* Problem description
Only lines holding the string "that" are wanted; copy each one from the material.
----- Record list -----
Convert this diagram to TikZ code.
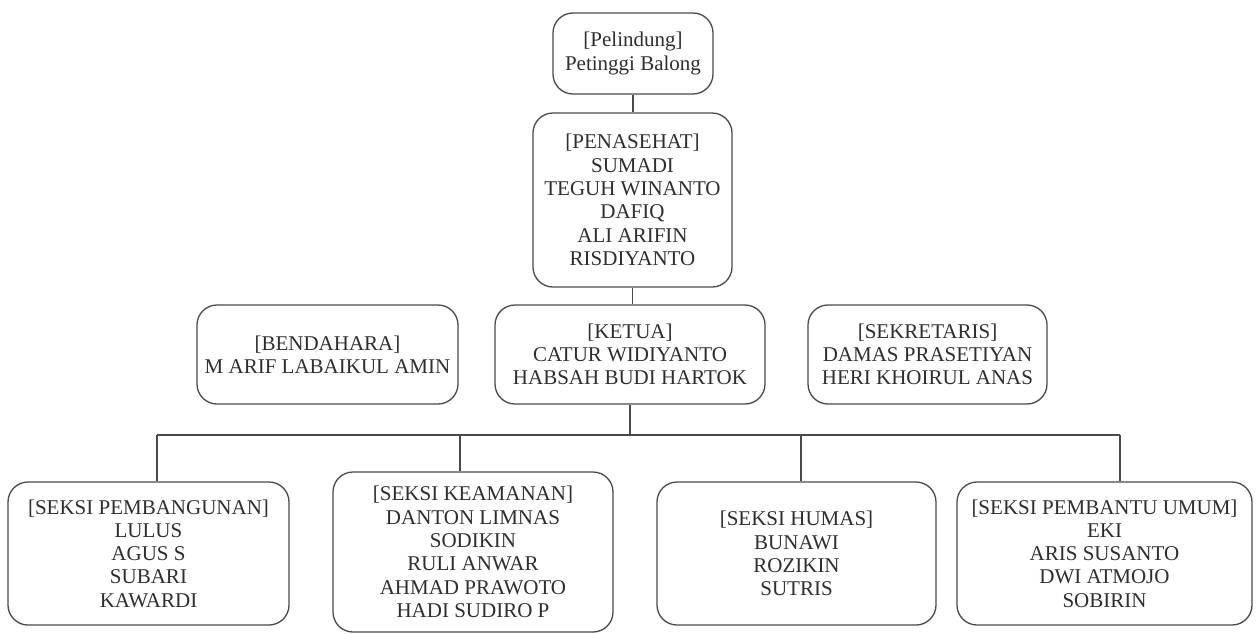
-----
----- Record list -----
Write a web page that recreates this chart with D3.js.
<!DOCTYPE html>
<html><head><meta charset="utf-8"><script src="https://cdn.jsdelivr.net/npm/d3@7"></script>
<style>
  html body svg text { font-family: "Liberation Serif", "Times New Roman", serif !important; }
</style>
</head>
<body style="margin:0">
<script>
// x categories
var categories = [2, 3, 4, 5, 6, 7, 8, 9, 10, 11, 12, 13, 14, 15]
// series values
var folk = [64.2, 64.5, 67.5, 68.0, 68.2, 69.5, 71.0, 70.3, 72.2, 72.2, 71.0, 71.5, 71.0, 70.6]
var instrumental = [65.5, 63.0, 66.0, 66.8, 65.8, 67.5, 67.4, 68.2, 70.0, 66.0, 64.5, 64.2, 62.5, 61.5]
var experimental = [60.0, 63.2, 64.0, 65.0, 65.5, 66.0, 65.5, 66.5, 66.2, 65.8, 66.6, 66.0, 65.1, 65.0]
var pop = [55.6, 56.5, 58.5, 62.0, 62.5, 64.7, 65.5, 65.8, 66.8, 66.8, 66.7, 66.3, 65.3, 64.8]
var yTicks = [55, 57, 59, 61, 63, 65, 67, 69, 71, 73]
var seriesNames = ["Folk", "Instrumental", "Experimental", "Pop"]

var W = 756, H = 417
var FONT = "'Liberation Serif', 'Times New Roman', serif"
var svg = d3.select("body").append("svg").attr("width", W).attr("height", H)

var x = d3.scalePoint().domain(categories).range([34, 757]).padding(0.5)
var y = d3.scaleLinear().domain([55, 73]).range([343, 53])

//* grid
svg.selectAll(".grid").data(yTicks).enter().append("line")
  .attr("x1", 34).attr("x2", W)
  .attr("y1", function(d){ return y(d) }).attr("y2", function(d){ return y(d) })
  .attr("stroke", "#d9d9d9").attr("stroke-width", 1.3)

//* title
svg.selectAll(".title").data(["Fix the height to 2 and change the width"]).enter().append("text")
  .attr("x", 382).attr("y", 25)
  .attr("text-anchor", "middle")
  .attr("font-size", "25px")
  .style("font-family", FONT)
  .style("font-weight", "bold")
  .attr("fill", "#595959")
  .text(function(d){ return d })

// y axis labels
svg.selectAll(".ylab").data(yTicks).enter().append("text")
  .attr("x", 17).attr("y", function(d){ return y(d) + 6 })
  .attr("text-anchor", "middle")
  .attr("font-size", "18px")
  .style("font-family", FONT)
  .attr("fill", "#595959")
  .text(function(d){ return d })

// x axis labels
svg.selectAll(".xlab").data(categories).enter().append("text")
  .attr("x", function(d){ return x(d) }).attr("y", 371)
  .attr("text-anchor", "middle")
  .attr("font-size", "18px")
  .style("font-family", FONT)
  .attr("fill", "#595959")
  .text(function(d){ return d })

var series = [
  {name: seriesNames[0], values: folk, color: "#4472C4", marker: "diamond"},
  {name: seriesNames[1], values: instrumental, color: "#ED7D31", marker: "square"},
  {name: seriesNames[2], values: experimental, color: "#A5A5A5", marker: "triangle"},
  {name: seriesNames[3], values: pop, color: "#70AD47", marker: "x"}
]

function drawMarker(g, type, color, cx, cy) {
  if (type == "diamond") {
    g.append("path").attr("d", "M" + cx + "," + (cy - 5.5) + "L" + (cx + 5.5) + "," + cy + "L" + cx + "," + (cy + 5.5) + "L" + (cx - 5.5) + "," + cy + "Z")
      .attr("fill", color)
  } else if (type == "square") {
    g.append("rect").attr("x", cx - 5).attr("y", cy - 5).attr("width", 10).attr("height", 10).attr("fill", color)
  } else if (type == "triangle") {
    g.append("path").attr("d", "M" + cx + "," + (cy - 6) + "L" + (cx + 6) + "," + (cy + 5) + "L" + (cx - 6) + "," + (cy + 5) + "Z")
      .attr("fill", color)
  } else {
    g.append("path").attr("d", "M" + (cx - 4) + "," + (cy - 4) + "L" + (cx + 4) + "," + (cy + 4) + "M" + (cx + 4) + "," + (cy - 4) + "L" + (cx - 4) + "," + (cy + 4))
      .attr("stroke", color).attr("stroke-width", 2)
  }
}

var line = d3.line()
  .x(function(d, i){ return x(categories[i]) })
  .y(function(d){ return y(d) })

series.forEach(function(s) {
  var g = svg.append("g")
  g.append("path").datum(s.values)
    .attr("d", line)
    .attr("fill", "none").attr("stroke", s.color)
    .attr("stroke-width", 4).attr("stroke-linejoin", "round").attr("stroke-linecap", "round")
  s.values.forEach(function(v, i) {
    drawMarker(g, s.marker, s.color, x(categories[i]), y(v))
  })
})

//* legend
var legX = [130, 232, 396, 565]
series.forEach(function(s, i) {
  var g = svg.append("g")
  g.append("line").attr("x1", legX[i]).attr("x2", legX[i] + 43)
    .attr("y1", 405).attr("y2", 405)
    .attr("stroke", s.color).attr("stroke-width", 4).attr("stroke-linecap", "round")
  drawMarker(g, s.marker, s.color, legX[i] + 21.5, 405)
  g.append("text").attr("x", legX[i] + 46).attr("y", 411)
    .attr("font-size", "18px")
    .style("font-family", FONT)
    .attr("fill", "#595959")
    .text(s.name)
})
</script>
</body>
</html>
-----
----- Record list -----
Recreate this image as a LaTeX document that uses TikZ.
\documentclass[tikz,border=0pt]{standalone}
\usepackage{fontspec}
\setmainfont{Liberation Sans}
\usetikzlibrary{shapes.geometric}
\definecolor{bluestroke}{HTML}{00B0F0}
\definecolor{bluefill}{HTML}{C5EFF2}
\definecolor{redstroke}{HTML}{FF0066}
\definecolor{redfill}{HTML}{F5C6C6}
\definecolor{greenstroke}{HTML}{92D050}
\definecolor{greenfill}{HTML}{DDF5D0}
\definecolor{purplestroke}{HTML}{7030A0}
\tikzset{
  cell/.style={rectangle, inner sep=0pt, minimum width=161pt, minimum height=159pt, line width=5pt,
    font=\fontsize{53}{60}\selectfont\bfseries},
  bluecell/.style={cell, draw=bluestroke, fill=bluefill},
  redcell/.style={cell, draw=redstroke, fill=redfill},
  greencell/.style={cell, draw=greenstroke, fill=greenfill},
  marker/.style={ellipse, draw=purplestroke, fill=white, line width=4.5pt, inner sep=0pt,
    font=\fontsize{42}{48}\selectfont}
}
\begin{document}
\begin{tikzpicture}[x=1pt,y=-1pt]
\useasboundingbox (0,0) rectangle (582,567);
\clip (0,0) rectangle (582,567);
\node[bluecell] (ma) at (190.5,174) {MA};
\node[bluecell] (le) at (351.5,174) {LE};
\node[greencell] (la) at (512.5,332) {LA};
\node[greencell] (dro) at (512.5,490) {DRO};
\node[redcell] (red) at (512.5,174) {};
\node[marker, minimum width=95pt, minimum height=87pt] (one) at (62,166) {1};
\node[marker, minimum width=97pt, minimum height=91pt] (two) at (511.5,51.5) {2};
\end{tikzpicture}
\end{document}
-----
* Solution below
Write a web page that recreates this chart with D3.js.
Recreate this image as a LaTeX document that uses TikZ.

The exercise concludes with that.